▶ **What needs to be done**:
In this exercise, the entries below include pictures. Repeat exactly the lines from the line with "Rebuild this chart" to the line with "const zTicks=[0,0.006,0.012];", including both, but without the pictures.
◇ ◇ ◇
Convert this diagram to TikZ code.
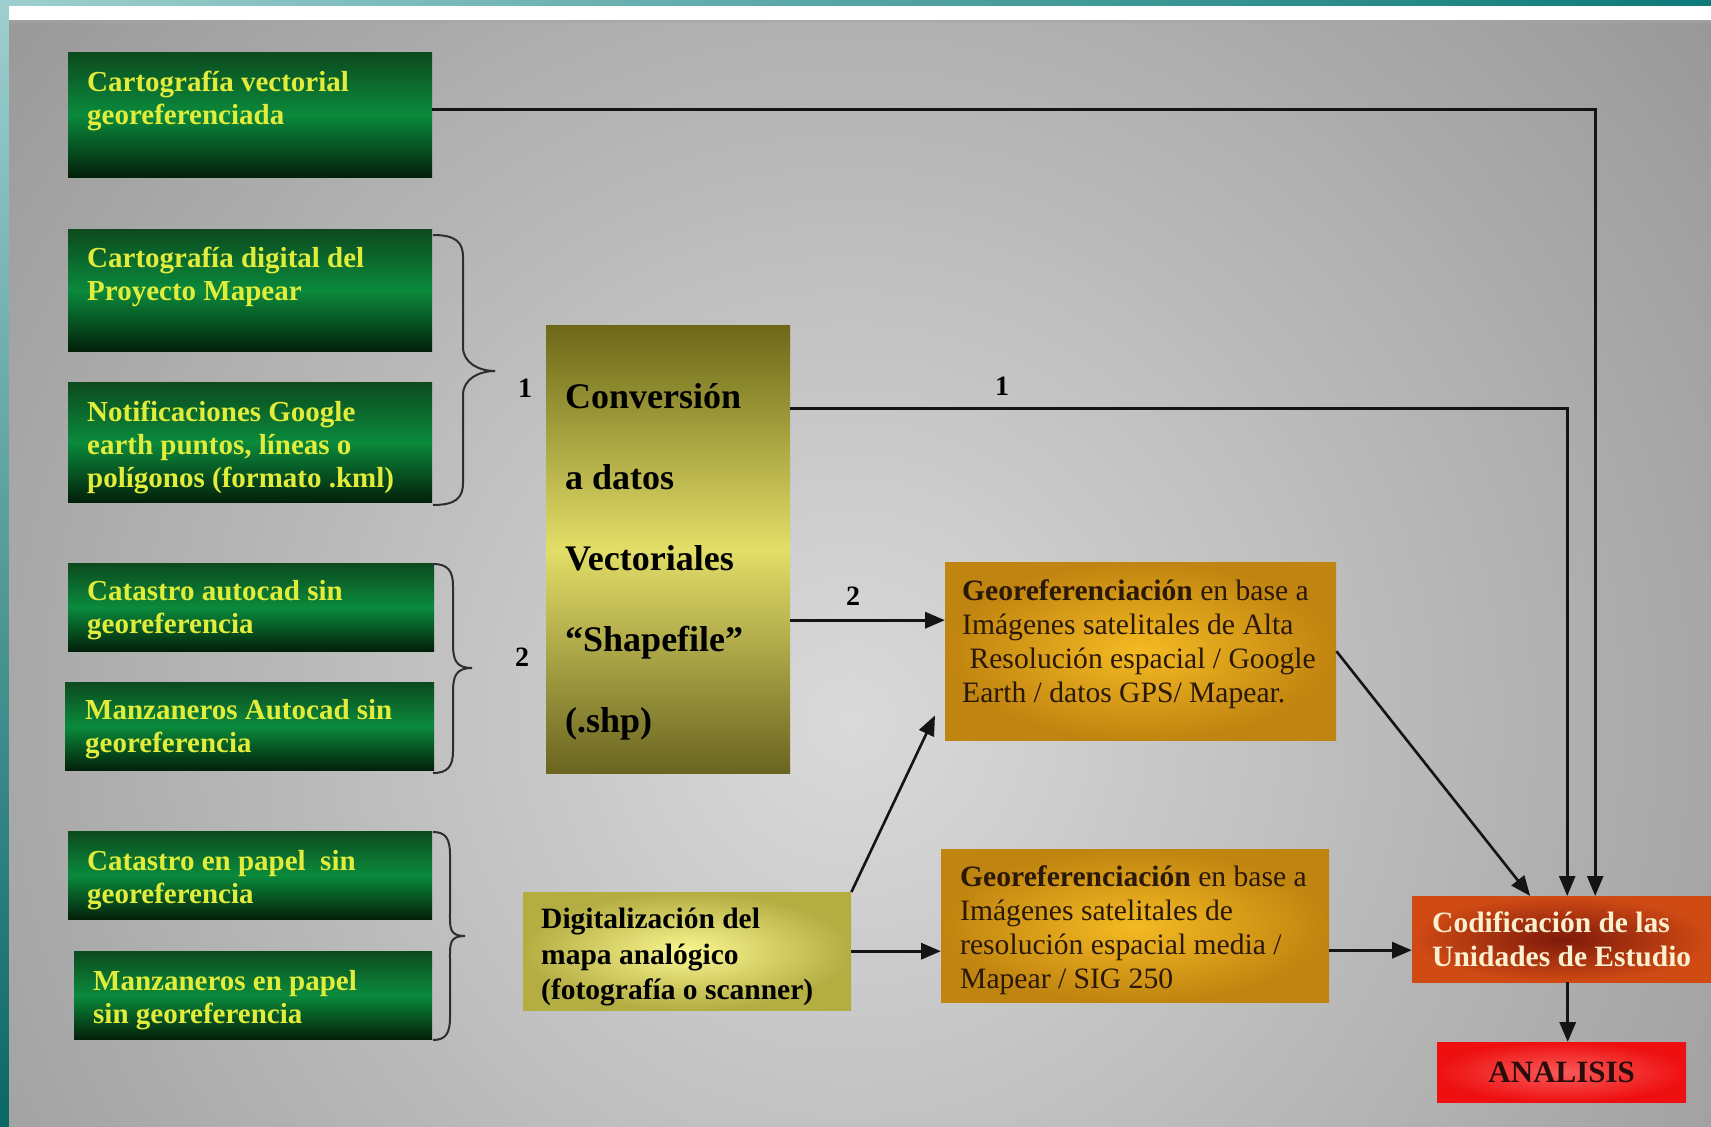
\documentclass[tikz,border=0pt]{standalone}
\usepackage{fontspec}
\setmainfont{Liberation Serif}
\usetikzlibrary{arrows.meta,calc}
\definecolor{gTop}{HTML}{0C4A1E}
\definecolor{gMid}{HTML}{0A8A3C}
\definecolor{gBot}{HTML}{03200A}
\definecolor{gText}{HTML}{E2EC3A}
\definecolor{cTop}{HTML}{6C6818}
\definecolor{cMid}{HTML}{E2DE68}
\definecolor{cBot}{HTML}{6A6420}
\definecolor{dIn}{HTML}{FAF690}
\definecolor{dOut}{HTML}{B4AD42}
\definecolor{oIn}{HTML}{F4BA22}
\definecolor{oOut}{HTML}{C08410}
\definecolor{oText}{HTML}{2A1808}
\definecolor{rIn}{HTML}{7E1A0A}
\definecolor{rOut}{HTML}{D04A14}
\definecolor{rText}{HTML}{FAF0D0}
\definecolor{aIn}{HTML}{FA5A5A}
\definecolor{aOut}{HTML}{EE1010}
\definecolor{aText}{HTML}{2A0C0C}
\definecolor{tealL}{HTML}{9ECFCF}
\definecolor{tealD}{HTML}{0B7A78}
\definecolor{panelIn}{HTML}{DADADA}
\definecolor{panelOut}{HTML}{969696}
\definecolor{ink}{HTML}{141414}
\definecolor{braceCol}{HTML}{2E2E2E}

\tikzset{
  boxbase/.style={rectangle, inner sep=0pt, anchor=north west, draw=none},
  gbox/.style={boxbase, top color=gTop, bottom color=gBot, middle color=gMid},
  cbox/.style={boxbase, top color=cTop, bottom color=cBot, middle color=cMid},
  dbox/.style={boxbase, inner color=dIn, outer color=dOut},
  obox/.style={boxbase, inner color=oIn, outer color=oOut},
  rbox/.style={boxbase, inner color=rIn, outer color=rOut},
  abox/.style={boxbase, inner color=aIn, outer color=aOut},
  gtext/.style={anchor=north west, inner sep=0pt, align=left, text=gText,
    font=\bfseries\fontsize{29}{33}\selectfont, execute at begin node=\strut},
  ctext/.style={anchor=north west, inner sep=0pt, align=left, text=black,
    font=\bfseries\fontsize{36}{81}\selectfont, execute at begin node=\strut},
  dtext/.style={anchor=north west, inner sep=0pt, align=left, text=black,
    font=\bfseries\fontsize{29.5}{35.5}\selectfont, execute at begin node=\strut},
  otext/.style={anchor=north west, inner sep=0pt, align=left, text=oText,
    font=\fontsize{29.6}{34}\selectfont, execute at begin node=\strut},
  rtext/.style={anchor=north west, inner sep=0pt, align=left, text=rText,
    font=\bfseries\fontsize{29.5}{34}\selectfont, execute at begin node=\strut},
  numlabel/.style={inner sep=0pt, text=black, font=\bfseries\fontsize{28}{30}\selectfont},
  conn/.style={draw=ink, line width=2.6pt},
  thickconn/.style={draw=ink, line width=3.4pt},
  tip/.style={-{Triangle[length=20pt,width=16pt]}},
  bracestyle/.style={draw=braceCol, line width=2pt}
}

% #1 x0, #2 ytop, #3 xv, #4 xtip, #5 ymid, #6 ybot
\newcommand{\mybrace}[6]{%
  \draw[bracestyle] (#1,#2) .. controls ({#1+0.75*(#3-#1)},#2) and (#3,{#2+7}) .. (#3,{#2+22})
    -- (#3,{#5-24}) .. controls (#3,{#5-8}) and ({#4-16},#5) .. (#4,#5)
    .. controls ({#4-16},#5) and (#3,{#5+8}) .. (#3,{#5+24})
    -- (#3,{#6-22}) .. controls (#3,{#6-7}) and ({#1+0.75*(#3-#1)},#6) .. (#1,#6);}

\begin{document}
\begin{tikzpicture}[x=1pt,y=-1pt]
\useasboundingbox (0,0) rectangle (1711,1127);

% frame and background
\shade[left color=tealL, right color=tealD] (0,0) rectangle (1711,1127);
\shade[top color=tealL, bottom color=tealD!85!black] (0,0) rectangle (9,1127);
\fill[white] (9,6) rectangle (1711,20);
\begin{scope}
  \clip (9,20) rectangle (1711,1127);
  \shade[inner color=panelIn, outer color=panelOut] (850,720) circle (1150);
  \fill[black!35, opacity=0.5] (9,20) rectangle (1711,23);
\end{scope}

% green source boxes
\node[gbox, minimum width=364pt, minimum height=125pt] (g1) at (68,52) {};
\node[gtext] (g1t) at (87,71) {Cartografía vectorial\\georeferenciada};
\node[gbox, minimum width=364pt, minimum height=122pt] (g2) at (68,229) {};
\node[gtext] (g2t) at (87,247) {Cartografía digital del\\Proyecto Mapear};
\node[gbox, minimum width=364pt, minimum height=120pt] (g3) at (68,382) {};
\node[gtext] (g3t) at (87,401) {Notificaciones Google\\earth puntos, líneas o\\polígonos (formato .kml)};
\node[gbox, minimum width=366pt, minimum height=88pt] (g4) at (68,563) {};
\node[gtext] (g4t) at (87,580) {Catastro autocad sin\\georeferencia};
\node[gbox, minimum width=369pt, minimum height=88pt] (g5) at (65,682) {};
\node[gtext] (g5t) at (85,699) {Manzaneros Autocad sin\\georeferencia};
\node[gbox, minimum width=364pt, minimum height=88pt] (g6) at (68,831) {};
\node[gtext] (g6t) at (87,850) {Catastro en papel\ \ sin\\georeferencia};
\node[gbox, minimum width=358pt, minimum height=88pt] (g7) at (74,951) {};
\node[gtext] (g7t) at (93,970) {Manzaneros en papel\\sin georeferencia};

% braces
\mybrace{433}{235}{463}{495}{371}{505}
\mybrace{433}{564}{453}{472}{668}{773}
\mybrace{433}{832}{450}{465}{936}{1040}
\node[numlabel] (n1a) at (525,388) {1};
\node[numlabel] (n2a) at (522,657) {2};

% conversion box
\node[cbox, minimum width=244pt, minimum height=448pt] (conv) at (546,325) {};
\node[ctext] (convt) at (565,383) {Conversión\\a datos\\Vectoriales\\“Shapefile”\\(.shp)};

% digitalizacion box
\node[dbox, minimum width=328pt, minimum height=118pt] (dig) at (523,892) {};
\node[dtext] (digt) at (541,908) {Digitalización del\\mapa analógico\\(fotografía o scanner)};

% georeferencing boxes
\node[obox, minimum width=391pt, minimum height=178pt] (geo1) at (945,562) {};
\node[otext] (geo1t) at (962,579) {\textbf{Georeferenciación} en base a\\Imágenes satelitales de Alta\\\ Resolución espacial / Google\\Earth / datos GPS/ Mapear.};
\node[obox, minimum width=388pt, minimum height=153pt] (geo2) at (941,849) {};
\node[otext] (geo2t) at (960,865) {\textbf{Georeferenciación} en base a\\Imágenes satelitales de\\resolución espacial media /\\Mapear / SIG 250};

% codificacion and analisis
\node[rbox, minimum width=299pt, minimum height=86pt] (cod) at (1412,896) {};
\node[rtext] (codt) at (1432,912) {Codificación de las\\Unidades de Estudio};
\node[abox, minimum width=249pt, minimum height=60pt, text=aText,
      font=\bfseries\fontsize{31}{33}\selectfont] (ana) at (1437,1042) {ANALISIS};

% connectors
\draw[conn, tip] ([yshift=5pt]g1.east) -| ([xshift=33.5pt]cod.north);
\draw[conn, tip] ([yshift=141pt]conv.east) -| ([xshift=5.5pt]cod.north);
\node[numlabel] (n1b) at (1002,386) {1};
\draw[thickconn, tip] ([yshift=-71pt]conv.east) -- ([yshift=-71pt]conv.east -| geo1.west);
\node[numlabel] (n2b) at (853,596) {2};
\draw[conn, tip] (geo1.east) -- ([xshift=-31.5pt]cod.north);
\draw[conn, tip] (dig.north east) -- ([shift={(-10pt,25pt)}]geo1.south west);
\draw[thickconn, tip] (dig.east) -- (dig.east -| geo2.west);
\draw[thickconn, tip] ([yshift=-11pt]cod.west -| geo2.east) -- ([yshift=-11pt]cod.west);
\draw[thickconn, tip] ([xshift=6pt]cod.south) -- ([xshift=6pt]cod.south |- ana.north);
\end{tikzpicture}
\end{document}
◇ ◇ ◇
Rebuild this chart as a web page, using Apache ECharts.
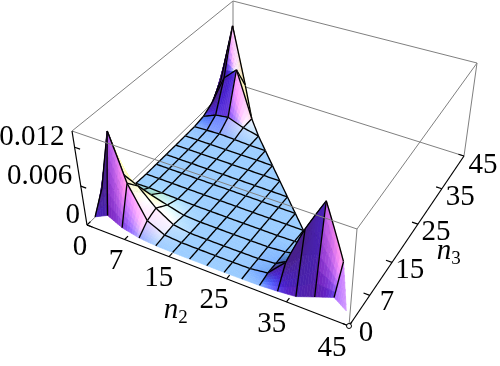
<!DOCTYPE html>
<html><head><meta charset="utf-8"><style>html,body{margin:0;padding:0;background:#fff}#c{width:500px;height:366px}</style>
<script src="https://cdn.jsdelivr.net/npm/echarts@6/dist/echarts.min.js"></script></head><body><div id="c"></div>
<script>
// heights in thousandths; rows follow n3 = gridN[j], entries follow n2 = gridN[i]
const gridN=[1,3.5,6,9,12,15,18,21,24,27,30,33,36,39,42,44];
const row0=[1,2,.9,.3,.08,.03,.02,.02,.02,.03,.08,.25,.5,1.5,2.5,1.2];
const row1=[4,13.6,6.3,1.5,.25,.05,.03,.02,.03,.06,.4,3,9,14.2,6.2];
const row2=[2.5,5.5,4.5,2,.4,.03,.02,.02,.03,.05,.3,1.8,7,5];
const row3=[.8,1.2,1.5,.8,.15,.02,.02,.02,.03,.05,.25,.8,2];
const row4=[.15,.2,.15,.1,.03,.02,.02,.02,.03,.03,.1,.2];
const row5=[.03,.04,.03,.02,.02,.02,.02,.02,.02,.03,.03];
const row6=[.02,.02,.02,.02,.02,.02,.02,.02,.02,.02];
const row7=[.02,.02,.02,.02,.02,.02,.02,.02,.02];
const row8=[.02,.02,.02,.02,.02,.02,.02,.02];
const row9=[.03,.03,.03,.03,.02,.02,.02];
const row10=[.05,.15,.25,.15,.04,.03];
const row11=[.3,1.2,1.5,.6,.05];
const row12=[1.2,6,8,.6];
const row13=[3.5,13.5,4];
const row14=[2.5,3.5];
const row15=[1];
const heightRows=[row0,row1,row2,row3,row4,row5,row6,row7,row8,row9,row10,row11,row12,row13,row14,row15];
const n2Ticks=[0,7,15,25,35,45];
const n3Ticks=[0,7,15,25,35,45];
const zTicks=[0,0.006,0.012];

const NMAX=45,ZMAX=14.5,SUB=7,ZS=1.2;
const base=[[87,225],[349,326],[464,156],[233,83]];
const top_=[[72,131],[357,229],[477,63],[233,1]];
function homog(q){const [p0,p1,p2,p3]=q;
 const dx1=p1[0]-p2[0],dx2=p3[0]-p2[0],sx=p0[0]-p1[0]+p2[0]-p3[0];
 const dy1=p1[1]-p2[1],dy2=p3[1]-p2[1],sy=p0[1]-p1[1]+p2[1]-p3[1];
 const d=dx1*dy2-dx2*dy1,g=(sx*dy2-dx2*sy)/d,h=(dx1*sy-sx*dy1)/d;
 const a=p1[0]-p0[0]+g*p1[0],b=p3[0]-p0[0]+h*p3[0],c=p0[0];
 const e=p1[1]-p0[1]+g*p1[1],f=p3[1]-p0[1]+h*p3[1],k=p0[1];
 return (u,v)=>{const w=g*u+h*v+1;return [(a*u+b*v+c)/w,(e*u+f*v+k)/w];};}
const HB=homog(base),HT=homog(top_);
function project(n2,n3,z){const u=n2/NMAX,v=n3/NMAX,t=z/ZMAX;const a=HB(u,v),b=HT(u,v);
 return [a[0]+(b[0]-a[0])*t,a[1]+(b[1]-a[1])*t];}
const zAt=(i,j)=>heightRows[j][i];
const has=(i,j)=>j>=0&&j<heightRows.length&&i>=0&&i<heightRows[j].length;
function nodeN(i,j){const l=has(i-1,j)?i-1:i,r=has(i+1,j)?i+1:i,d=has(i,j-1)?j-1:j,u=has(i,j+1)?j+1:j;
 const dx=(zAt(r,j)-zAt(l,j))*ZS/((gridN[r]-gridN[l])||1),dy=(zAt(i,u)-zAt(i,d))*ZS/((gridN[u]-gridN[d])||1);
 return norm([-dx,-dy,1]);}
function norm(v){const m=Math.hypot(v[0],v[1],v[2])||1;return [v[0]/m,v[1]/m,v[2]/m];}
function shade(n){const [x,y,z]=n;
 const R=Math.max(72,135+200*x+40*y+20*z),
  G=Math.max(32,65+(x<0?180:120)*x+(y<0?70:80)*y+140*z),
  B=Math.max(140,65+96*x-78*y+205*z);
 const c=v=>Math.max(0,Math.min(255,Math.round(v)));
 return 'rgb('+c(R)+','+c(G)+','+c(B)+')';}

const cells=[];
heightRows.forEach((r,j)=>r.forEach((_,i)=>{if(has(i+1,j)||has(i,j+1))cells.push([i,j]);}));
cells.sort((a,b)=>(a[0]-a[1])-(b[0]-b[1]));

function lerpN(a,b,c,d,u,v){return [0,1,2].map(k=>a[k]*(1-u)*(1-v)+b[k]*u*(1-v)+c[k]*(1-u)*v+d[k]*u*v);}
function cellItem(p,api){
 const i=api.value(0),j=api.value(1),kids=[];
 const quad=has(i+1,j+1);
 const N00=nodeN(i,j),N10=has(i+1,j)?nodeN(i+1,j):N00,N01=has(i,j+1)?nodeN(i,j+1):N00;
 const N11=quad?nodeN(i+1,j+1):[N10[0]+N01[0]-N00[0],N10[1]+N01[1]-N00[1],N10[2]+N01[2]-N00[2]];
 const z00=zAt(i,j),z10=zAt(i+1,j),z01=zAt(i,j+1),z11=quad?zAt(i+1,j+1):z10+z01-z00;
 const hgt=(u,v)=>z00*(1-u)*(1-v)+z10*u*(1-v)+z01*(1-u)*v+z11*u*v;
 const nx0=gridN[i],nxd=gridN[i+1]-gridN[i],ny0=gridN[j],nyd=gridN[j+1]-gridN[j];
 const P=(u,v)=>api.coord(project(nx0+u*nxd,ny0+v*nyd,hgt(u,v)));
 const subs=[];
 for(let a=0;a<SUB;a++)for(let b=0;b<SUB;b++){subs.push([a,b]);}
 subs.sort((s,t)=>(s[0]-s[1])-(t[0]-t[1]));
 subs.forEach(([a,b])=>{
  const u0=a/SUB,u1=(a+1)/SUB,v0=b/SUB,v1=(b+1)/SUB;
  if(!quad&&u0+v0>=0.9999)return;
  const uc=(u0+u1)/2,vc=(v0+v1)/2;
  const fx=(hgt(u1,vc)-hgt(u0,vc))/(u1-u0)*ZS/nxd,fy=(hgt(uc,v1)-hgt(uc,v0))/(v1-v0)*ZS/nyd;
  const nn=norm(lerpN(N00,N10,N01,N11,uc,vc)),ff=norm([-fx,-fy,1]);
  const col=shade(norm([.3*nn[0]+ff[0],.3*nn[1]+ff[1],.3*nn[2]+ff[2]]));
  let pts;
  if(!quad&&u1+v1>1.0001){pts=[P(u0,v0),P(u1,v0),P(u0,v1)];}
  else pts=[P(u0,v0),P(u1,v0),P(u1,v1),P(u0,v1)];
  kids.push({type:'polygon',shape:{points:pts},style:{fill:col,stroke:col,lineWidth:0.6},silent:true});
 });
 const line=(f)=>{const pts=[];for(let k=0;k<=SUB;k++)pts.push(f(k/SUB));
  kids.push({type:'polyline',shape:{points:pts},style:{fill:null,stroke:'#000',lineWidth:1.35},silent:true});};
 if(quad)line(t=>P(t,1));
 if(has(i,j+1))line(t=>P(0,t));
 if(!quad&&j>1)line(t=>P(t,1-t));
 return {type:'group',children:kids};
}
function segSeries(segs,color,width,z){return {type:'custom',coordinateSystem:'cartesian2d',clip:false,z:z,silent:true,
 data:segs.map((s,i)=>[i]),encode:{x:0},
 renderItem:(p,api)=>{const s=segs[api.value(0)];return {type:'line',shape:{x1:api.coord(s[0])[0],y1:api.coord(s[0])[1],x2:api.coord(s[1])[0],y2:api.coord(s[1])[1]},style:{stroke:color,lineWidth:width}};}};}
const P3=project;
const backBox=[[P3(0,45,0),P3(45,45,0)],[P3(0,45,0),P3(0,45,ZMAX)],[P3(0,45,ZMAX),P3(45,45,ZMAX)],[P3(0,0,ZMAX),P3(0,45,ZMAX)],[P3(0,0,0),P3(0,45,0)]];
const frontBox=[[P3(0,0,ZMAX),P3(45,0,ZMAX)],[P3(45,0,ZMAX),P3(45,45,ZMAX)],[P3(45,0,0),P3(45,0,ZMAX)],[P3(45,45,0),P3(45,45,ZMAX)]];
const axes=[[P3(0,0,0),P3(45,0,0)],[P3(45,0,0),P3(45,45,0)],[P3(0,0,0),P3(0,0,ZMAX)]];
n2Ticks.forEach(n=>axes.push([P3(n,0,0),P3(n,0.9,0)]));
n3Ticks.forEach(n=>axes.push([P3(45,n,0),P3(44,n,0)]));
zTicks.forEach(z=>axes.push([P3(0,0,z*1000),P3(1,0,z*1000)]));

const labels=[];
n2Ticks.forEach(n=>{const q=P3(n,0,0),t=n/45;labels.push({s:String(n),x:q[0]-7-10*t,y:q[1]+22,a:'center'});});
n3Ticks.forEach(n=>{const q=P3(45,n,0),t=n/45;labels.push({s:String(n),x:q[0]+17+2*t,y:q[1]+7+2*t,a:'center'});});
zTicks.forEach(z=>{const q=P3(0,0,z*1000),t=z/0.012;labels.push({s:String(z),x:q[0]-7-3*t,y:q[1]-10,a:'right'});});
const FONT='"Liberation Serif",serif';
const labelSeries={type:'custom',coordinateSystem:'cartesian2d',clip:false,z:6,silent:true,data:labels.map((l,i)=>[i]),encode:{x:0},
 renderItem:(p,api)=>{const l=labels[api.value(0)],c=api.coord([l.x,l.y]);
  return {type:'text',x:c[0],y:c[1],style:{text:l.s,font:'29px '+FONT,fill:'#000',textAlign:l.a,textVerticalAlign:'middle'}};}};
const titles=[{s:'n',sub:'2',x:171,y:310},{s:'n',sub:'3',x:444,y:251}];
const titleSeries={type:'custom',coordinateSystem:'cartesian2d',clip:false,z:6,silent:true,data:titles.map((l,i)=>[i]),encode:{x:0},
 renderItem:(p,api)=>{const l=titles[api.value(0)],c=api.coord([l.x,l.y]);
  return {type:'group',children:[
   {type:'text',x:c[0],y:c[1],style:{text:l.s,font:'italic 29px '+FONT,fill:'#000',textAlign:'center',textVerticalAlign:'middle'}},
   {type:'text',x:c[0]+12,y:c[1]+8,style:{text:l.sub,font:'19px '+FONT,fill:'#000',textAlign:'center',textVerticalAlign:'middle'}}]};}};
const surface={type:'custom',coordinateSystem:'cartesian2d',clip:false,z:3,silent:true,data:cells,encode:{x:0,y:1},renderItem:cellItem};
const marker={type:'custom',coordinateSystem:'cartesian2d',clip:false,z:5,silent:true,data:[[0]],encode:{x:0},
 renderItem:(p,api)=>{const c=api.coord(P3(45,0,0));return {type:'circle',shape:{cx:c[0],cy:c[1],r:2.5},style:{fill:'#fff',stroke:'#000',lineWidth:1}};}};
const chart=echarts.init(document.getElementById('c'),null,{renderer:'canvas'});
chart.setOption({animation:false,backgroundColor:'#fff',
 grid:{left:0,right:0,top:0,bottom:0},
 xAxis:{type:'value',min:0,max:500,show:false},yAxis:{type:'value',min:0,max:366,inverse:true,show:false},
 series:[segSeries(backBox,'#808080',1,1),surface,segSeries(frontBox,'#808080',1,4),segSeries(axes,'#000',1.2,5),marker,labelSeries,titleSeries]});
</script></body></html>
◇ ◇ ◇
▶ **Finished task**:
Rebuild this chart as a web page, using Apache ECharts.
<!DOCTYPE html>
<html><head><meta charset="utf-8"><style>html,body{margin:0;padding:0;background:#fff}#c{width:500px;height:366px}</style>
<script src="https://cdn.jsdelivr.net/npm/echarts@6/dist/echarts.min.js"></script></head><body><div id="c"></div>
<script>
// heights in thousandths; rows follow n3 = gridN[j], entries follow n2 = gridN[i]
const gridN=[1,3.5,6,9,12,15,18,21,24,27,30,33,36,39,42,44];
const row0=[1,2,.9,.3,.08,.03,.02,.02,.02,.03,.08,.25,.5,1.5,2.5,1.2];
const row1=[4,13.6,6.3,1.5,.25,.05,.03,.02,.03,.06,.4,3,9,14.2,6.2];
const row2=[2.5,5.5,4.5,2,.4,.03,.02,.02,.03,.05,.3,1.8,7,5];
const row3=[.8,1.2,1.5,.8,.15,.02,.02,.02,.03,.05,.25,.8,2];
const row4=[.15,.2,.15,.1,.03,.02,.02,.02,.03,.03,.1,.2];
const row5=[.03,.04,.03,.02,.02,.02,.02,.02,.02,.03,.03];
const row6=[.02,.02,.02,.02,.02,.02,.02,.02,.02,.02];
const row7=[.02,.02,.02,.02,.02,.02,.02,.02,.02];
const row8=[.02,.02,.02,.02,.02,.02,.02,.02];
const row9=[.03,.03,.03,.03,.02,.02,.02];
const row10=[.05,.15,.25,.15,.04,.03];
const row11=[.3,1.2,1.5,.6,.05];
const row12=[1.2,6,8,.6];
const row13=[3.5,13.5,4];
const row14=[2.5,3.5];
const row15=[1];
const heightRows=[row0,row1,row2,row3,row4,row5,row6,row7,row8,row9,row10,row11,row12,row13,row14,row15];
const n2Ticks=[0,7,15,25,35,45];
const n3Ticks=[0,7,15,25,35,45];
const zTicks=[0,0.006,0.012];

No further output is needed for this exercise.